Getting Older With PHP
Exakat runs continuous audits on over 1750 Open source applications, components and frameworks. This is a reality torture test : any error or unexpected results are reviewed and help update the analysis library and the Exakat engine itself. This is a golden mine of tests and real code : an exceptional complement to unit tests. Many, many thanks to all the developers of the PHP community!
Sourcing PHP Codes
Those applications are accumulated as the days passes : from security web sites (www.phpsecure.info), PHP on reddit, PHP weekly interesting applications, or serial authors like Nino Maduro or Mathieu Napoli. It takes some luck to realize that Open Cimetiere is an Open Source graveyard management system, written in PHP.
Although new code bases are welcome and sought after so as to check the new PHP 8.0 features in real code (Keep them coming!, some very old code bases are in this corpus, so as to ensure that fantastic syntaxes are still correctly managed.
Last Commits Per Year
This lead to an interesting question : however this wide range of projects is neded for quality control with Exakat, what does it tell us about the impact of time on PHP code bases? To check this, we collected the date of last commit on 1161 projects. We took the date of the last project commit, and measured the interval with now.
In terms of years, about 45% were updated during the last year, and 77% were within two years. It decreases exponentially, as expected : the older projects are rarer.
Last Commits By Month
We also detailed the same dates by monthly intervals, instead of a year. This lead to a more fine-grained graph.
Again, we see 2 peaks : the first dates back from 5 months ago, which is May 2020. It is not clear if we can link this to the pandemic and to more contributions before the lock down relaxing from June.
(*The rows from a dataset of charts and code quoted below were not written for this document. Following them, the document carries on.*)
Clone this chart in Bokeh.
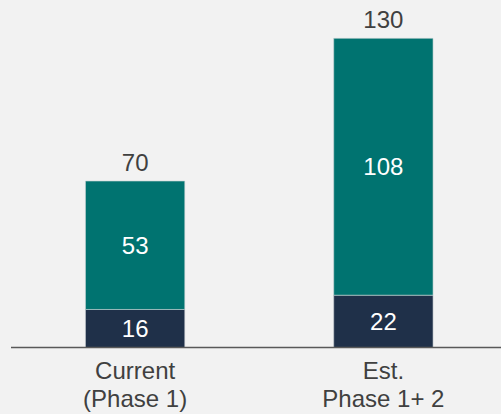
from bokeh.plotting import figure
from bokeh.models import Range1d, ColumnDataSource
from bokeh.core.properties import value
from bokeh.embed import file_html
from bokeh.resources import INLINE

# ---- data ----
categories_line1 = ["Current", "Est."]
categories_line2 = ["(Phase 1)", "Phase 1+ 2"]
phase_base = [16, 22]        # dark navy segment
phase_add = [53, 108]        # teal segment (label)
totals = [70, 130]

# ---- styling ----
BG = "#f2f2f2"
NAVY = "#1f3049"
TEAL = "#007370"
TXT = "#404040"
FONT = value("Liberation Sans")

W, H = 501, 414
n = len(totals)
xs = [i + 0.5 for i in range(n)]

src = ColumnDataSource(dict(
    x=xs,
    base=phase_base,
    add=phase_add,
    total=totals,
    base_mid=[b / 2 for b in phase_base],
    add_mid=[(b + t) / 2 for b, t in zip(phase_base, totals)],
    base_lbl=[str(v) for v in phase_base],
    add_lbl=[str(v) for v in phase_add],
    total_lbl=[str(v) for v in totals],
    l1=categories_line1,
    l2=categories_line2,
    zero=[0] * n,
))

p = figure(width=W, height=H, output_backend="svg", toolbar_location=None,
           x_range=Range1d(-0.0423, 1.9758), y_range=Range1d(-28.17, 145.92),
           min_border=0, background_fill_color=BG, border_fill_color=BG,
           outline_line_color=None)
p.axis.visible = False
p.grid.visible = False

bw = 0.40
p.vbar(x="x", width=bw, bottom=0, top="base", source=src, fill_color=NAVY,
       line_color="#c8ccd2", line_width=0.6)
p.vbar(x="x", width=bw, bottom="base", top="total", source=src, fill_color=TEAL,
       line_color="#c8d4d4", line_width=0.6)

# baseline axis line
p.segment(x0=0, x1=n, y0=0, y1=0, line_color="#595959", line_width=1.5)

common = dict(text_font=FONT, text_font_size="24px", text_align="center",
              text_baseline="middle")
p.text(x="x", y="base_mid", text="base_lbl", source=src, text_color="white",
       y_offset=0, **common)
p.text(x="x", y="add_mid", text="add_lbl", source=src, text_color="white",
       y_offset=0, **common)
p.text(x="x", y="total", text="total_lbl", source=src, text_color=TXT,
       y_offset=-19, **common)
p.text(x="x", y="zero", text="l1", source=src, text_color=TXT,
       y_offset=23, **common)
p.text(x="x", y="zero", text="l2", source=src, text_color=TXT,
       y_offset=51, **common)

html = file_html(p, INLINE)
html = html.replace("</head>", "<style>html,body{background:#f2f2f2;}</style></head>", 1)
open("out.html", "w").write(html)
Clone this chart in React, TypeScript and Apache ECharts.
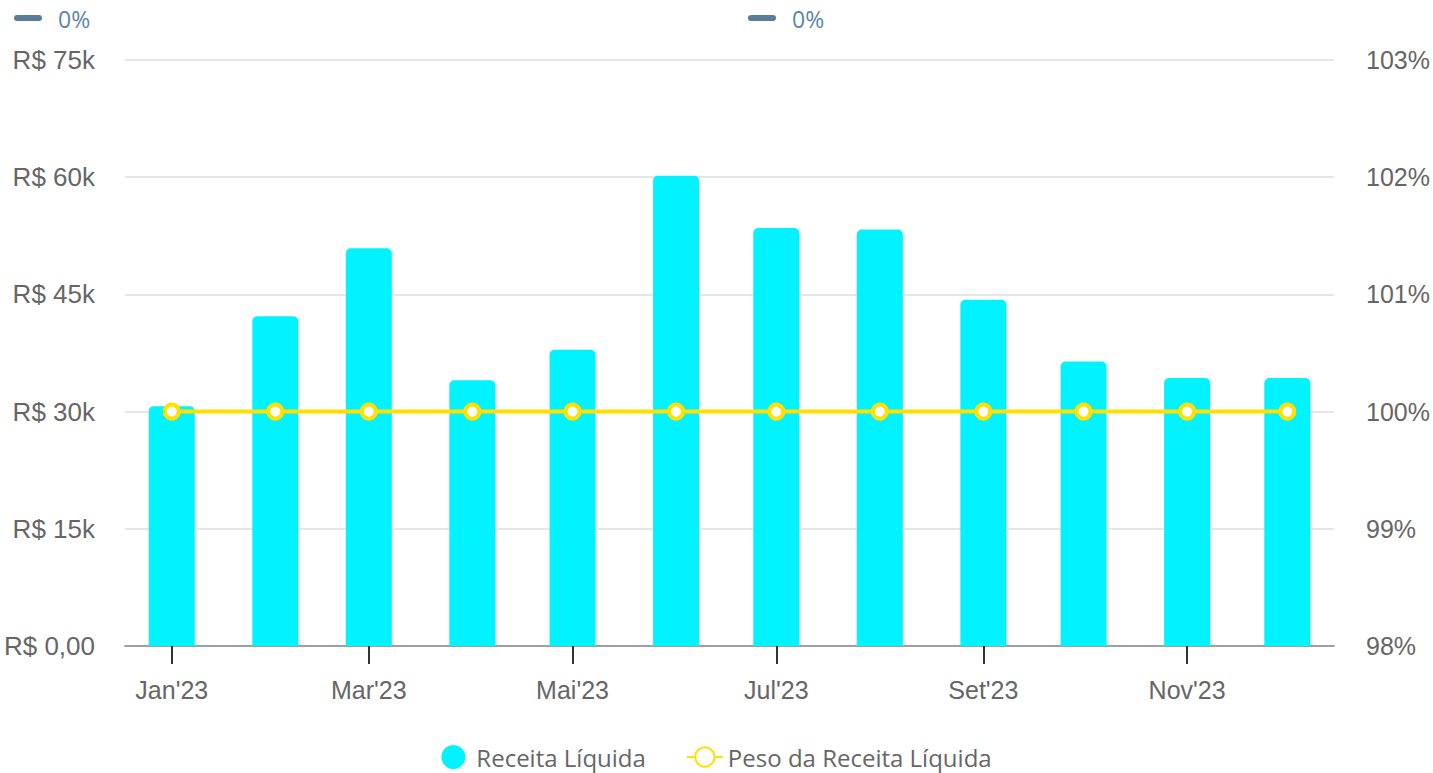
import React, { useEffect, useRef } from "react";
import * as echarts from "echarts";

const months: string[] = ["2023-01", "2023-02", "2023-03", "2023-04", "2023-05", "2023-06", "2023-07", "2023-08", "2023-09", "2023-10", "2023-11", "2023-12"];
const receita: number[] = [30700, 42200, 50900, 34000, 37900, 60200, 53500, 53300, 44300, 36400, 34300, 34300];
const peso: number[] = [100, 100, 100, 100, 100, 100, 100, 100, 100, 100, 100, 100];
const tickMonths: string[] = ["2023-01", "2023-03", "2023-05", "2023-07", "2023-09", "2023-11"];
const monthNames: string[] = ["Jan", "Fev", "Mar", "Abr", "Mai", "Jun", "Jul", "Ago", "Set", "Out", "Nov", "Dez"];
const leftTicks: number[] = [0, 15000, 30000, 45000, 60000, 75000];
const topBadges: string[] = ["0%", "0%"];

const toTs = (m: string) => {
  const [y, mo] = m.split("-").map(Number);
  return Date.UTC(y, mo - 1, 1);
};
const DAY = 86400000;

export default function App() {
  const ref = useRef<HTMLDivElement>(null);
  useEffect(() => {
    if (!ref.current) return;
    const chart = echarts.init(ref.current, null, { renderer: "svg" });
    const ts = months.map(toTs);
    const tickTs = tickMonths.map(toTs);
    const axisFont = "'Liberation Sans', Arial, sans-serif";
    chart.setOption({
      animation: false,
      backgroundColor: "#ffffff",
      grid: { left: 125, right: 98, top: 60, bottom: 127, containLabel: false },
      legend: {
        top: 744,
        left: "center",
        padding: 0,
        itemGap: 40,
        itemWidth: 36,
        itemHeight: 24,
        textStyle: { fontFamily: "'Open Sans', sans-serif", fontSize: 24, lineHeight: 26, color: "#666666" },
        data: [
          { name: "Receita Líquida", icon: "circle" },
          { name: "Peso da Receita Líquida" },
        ],
      },
      graphic: topBadges.flatMap((t, i) => {
        const x0 = i === 0 ? 14 : 748;
        return [
          { type: "rect", left: x0, top: 15, shape: { width: 28, height: 6, r: 3 }, style: { fill: "#5a7c98" } },
          { type: "text", left: x0 + 44, top: 7, style: { text: t, fill: "#5e84a8", fontSize: 23, fontFamily: "'Open Sans', sans-serif" } },
        ];
      }),
      xAxis: {
        type: "value",
        min: ts[0] - 14 * DAY,
        max: ts[ts.length - 1] + 14 * DAY,
        axisLine: { lineStyle: { color: "#a0a0a0", width: 2 } },
        axisTick: { show: true, customValues: tickTs, length: 18, lineStyle: { color: "#333333", width: 2 } },
        axisLabel: {
          customValues: tickTs,
          margin: 31,
          fontSize: 25,
          fontFamily: axisFont,
          color: "#666666",
          formatter: (v: number) => {
            const d = new Date(v);
            return monthNames[d.getUTCMonth()] + "'" + String(d.getUTCFullYear()).slice(2);
          },
        },
        splitLine: { show: false },
      },
      yAxis: [
        {
          type: "value",
          min: leftTicks[0],
          max: leftTicks[leftTicks.length - 1],
          interval: 15000,
          axisLine: { show: false },
          axisTick: { show: false },
          axisLabel: {
            margin: 30,
            fontSize: 26,
            fontFamily: axisFont,
            color: "#666666",
            formatter: (v: number) => (v === 0 ? "R$ 0,00" : "R$ " + v / 1000 + "k"),
          },
          splitLine: { lineStyle: { color: "#e6e6e6", width: 2 } },
        },
        {
          type: "value",
          min: 98,
          max: 103,
          interval: 1,
          axisLine: { show: false },
          axisTick: { show: false },
          axisLabel: { margin: 32, fontSize: 25, fontFamily: axisFont, color: "#666666", formatter: "{value}%" },
          splitLine: { show: false },
        },
      ],
      series: [
        {
          name: "Receita Líquida",
          type: "bar",
          barWidth: 46,
          yAxisIndex: 0,
          itemStyle: { color: "#00F3FF", borderRadius: [5, 5, 0, 0] },
          data: ts.map((t, i) => [t, receita[i]]),
        },
        {
          name: "Peso da Receita Líquida",
          type: "line",
          yAxisIndex: 1,
          symbol: "circle",
          symbolSize: 14,
          lineStyle: { color: "#FFE000", width: 4 },
          itemStyle: { color: "#ffffff", borderColor: "#FFE000", borderWidth: 4 },
          data: ts.map((t, i) => [t, peso[i]]),
        },
      ],
    });
    return () => chart.dispose();
  }, []);
  return <div ref={ref} style={{ width: 1433, height: 773, position: "absolute", left: 0, top: 0 }} />;
}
The second peak dates back one year ago, exactly. Last year, early November, we were also getting ready for the next version of PHP : PHP 7.4. This sparked a frenzy of update, which stopped after the publication. Interestingly, this shows that a significant number of PHP projects are stable and mature. They may require some maintenance for forward compatibility, but they don’t need more care later.
Commits by weeks and days
Finally, we broke down the data to weeks and days : this ended up as a white noise, with nothing significant emerging. Apparently, the cycle of development of PHP projects focuses around its version, and not holidays or yearly events. Even thursdays, which are the official day for new minor versions, doesn’t appear in those stats.
What About A ‘Commit Day’ for 2021?
Not even PHP birthday’s, on June 8th, create a commit fever. Maybe we could declare it the year’s ‘Commit day’ and make it a special moment next year! What a celebration!